4 ways to test your memoryHow-to
In a recent interview with Eleanore Büning for FAZ, star soprano Anna Netrebko said of the teleprompter she used in Dresden to sing Elsa in Lohengrin, “Jetzt verrate ich Ihnen ein Geheimnis: Ich kann keinen deutschen Text memorieren.” (“Now I’ll tell you a secret: I cannot memorize any German text.“)
Our first reaction was that Netrebko was simply memorizing the wrong way; but really, her career speaks for itself, and we’ll not be the ones to criticize her methods. When it comes to singers memorizing their words, the basic goal is to spot as many patterns as possible, like repeated sections of text, rhyme schemes, recognizing when the form goes A-B-A-C-A-D etc. Really, it’s a personal thing that comes easily to some, and to others it’s hard work.
Whatever your method is of committing text to memory, we’ll offer up some help for the next step, where you get to test your work:
Can you write down and recite the text?
One of the most common pitfalls of singers in the memorization process is to combine the words and music too soon. It’s rare for a singer to have a memory lapse with the music itself (weird rhythmic entries excepted); in most cases, a singer’s mind goes blank when they can’t remember the upcoming words - even more so, when the text is in a non-native language.
This is much less likely to happen if the text and music have been studied and memorized separately. That form of autopilot that often takes over in the practice room, where the flow of the music prompts the words along the way, is not to be trusted under pressure. Yet if a singer has a solid understanding of both the way the music and the words go - separately - those weird brain farts don’t have nearly the same amount of disastrous power.
So, the best way to test whether or not you’ve memorized the words on their own (rather than relying on the guiding light of the tune), is to recite them as speech, or write them down as poetry. It’s a valuable trick for text in any language, but if your first language isn’t German or Italian, it’s even more important to make sure you know your “dem” from your “der”, your “lo” from “la”.
No music to help, no rhythmic patterns to remind you what comes next - it’s a pure and brutal trial of how confident you are about text.
Can you recite foreign text in your native language?
The point of this test is to make sure you’re memorizing words - and their meanings - instead of a vague string of sounds. Phonetic memorization comes with many opportunities for odd mistakes, like “ma” instead of “da”, “delitto” versus “diletto”; but it’s much harder to confuse “but” with “from”, and “crime” with “delight”.

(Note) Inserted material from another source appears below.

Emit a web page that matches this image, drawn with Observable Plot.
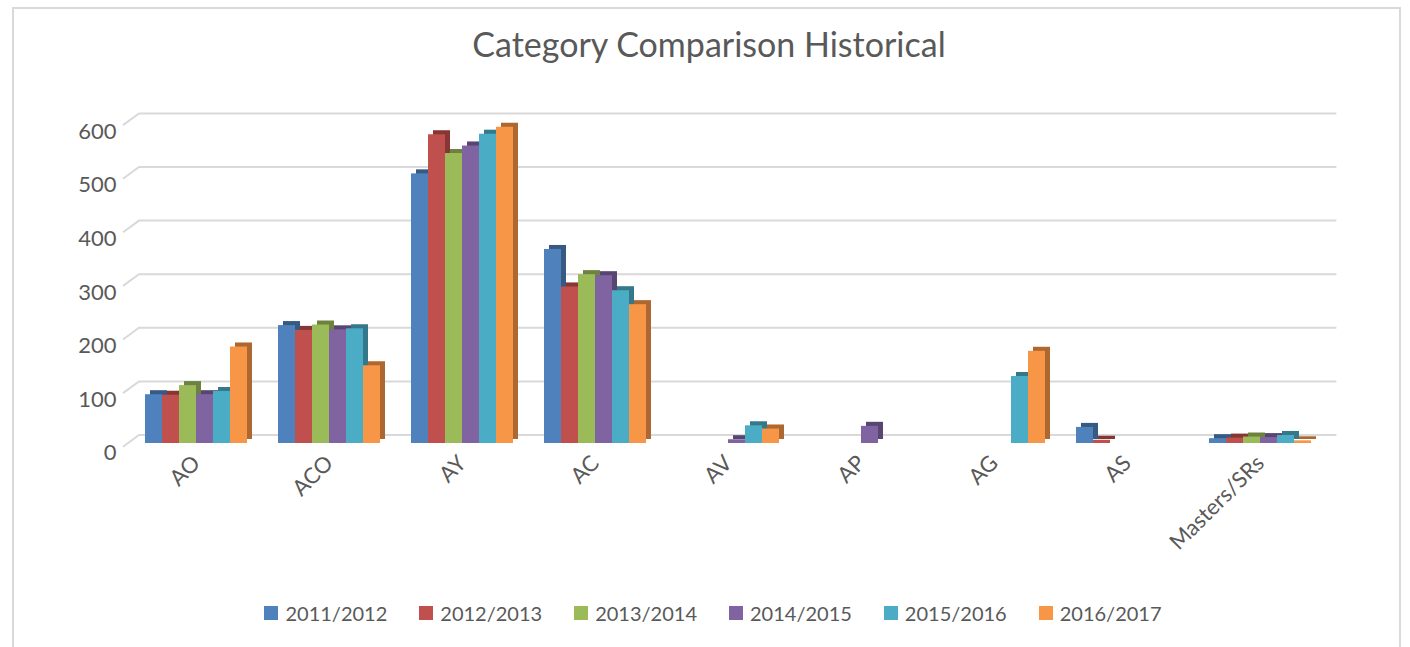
<!DOCTYPE html>
<html>
<head>
<meta charset="utf-8">
<script src="https://cdn.jsdelivr.net/npm/d3@7"></script>
<script src="https://cdn.jsdelivr.net/npm/@observablehq/plot@0.6"></script>
<style>
  html, body { margin: 0; padding: 0; background: #fff; overflow: hidden; }
  body { width: 1410px; height: 647px; position: relative; font-family: Lato, "Open Sans", sans-serif; color: #595959; }
  #frame { position: absolute; left: 12px; top: 7px; width: 1389px; height: 700px; border: 2px solid #d9d9d9; box-sizing: border-box; pointer-events: none; }
  #title { height: 88px; line-height: 88px; text-align: center; font-size: 34px; color: #595959; position: relative; padding-left: 8px; }
  #chart { height: 500px; position: relative; }
  #chart svg { display: block; }
  #legend { height: 50px; display: flex; justify-content: center; align-items: center; font-size: 20px; color: #595959; position: relative; padding-left: 16px; }
  .item { display: flex; align-items: center; margin: 0 16px; }
  .sw { width: 14px; height: 14px; margin-right: 7px; }
</style>
</head>
<body>
<div id="frame"></div>
<div id="title">Category Comparison Historical</div>
<div id="chart"></div>
<div id="legend"></div>
<script>
const categories = ["AO", "ACO", "AY", "AC", "AV", "AP", "AG", "AS", "Masters/SRs"];
const seriesNames = ["2011/2012", "2012/2013", "2013/2014", "2014/2015", "2015/2016", "2016/2017"];
const colors = ["#4F81BD", "#C0504D", "#9BBB59", "#8064A2", "#4BACC6", "#F79646"];
// values per series, aligned with categories
const s2011 = [91, 220, 503, 362, 0, 0, 0, 30, 9];
const s2012 = [90, 211, 576, 292, 0, 0, 0, 6, 10];
const s2013 = [108, 221, 541, 315, 0, 0, 0, 0, 12];
const s2014 = [91, 212, 555, 313, 7, 32, 0, 0, 11];
const s2015 = [97, 214, 577, 285, 33, 0, 125, 0, 15];
const s2016 = [180, 145, 590, 259, 27, 0, 172, 0, 5];
const yTicks = [0, 100, 200, 300, 400, 500, 600];

const allSeries = [s2011, s2012, s2013, s2014, s2015, s2016];
const data = [];
allSeries.forEach((vals, si) => {
  vals.forEach((v, ci) => {
    if (v > 0) data.push({cat: categories[ci], series: seriesNames[si], value: v});
  });
});

const plot = Plot.plot({
  width: 1410,
  height: 500,
  marginLeft: 129,
  marginRight: 83.6,
  marginTop: 33.4,
  marginBottom: 145,
  style: {fontFamily: "Lato, 'Open Sans', sans-serif", fontSize: "22px", color: "#595959", background: "transparent"},
  fx: {domain: categories, paddingInner: 0.2, paddingOuter: 0.1, label: null, axis: "bottom", tickRotate: -45, tickSize: 0, tickPadding: 16},
  x: {domain: seriesNames, padding: 0, axis: null},
  y: {domain: [0, 600], ticks: yTicks, label: null, tickSize: 0, tickPadding: 27},
  color: {domain: seriesNames, range: colors},
  marks: [
    Plot.barY(data, {fx: "cat", x: "series", y: "value", fill: "series", dx: 5, dy: -4}),
    Plot.barY(data, {fx: "cat", x: "series", y: "value", fill: "black", fillOpacity: 0.3, dx: 5, dy: -4}),
    Plot.barY(data, {fx: "cat", x: "series", y: "value", fill: "series"})
  ]
});

// y-axis labels slightly lower like the reference
d3.select(plot).selectAll("g[aria-label='y-axis tick label'] text, g[aria-label='y-axis'] text").attr("dy", "0.45em");

// back-wall gridlines with a 3D diagonal, drawn through the plot's own scales
const ys = plot.scale("y");
const fxs = plot.scale("fx");
const x0 = fxs.range[0], x1 = fxs.range[1];
const grid = d3.create("svg:g").attr("stroke", "#d9d9d9").attr("stroke-width", 2).attr("fill", "none");
yTicks.forEach(t => {
  const py = ys.apply(t);
  grid.append("path").attr("d", `M${x0 - 6},${py + 3.7}L${x0 + 10},${py - 8}L${x1 + 10},${py - 8}`);
});
const svg = plot.tagName.toLowerCase() === "svg" ? plot : plot.querySelector("svg");
const firstG = svg.querySelector("g");
svg.insertBefore(grid.node(), firstG);

document.getElementById("chart").appendChild(plot);

const legend = d3.select("#legend");
seriesNames.forEach((s, i) => {
  const it = legend.append("div").attr("class", "item");
  it.append("div").attr("class", "sw").style("background", colors[i]);
  it.append("span").text(s);
});
</script>
</body>
</html>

Since you’re already sweating over a true translation of your foreign-language aria (and you’re definitely not relying on the English “translation” that gets included in your score), test your work by reciting and/or writing down that translation. Get picky with verb tenses, passive versus active voice, formal versus familiar pronouns. Once you’ve passed this test, you can try the advanced version: singing your aria as written, but trading the original text for your translation.
That attention to detail will help nail down those tricky corners of memorization, and you’ll be much more connected with the foreign text when you actually sing it for listeners.
Do you know what word rhymes with what?
Rhyme schemes are handy, handy things. Sometimes they can be hard to spot, since the text isn’t written out in a way where you can easily see rhyming couplets or an ABAB format to each verse.
So, before you combine the text and words, make sure you know what kind of rhyming scheme you’re dealing with (or lack thereof). When it comes to memorizing, patterns are a beautiful thing, and you can’t get more fail-safe than knowing your way around rhyming words.
Do you know where you’re likely to make a mistake?
As you slug through the memorization process, accept that you’ll make mistakes along the way. But the most difficult mistakes to fix are the ones you don’t always know you’re making.
If you make a few passes at writing down your words, and you notice that there are certain places where you consistently mix up verses or say the wrong verb tense, note that these are the same places where muscle memory has started to take over before you really have your head around the text.
In rehearsals with a director, singers often rely more on muscle memory with their words and music, while they learn new staging. As any music staff member will know from experience, these are the rehearsals where music and text errors can either be fixed, or hopelessly ingrained into a singer’s head.
So, stay wise to muscle memory, and know where it’s a dangerous crutch. The more time you can spend with your brain focused only on text and music, the less likely you are to make repeated errors in staging rehearsals, where your focus shifts. Even better, if you get corrected on a text detail in rehearsal, it won’t be new information to you.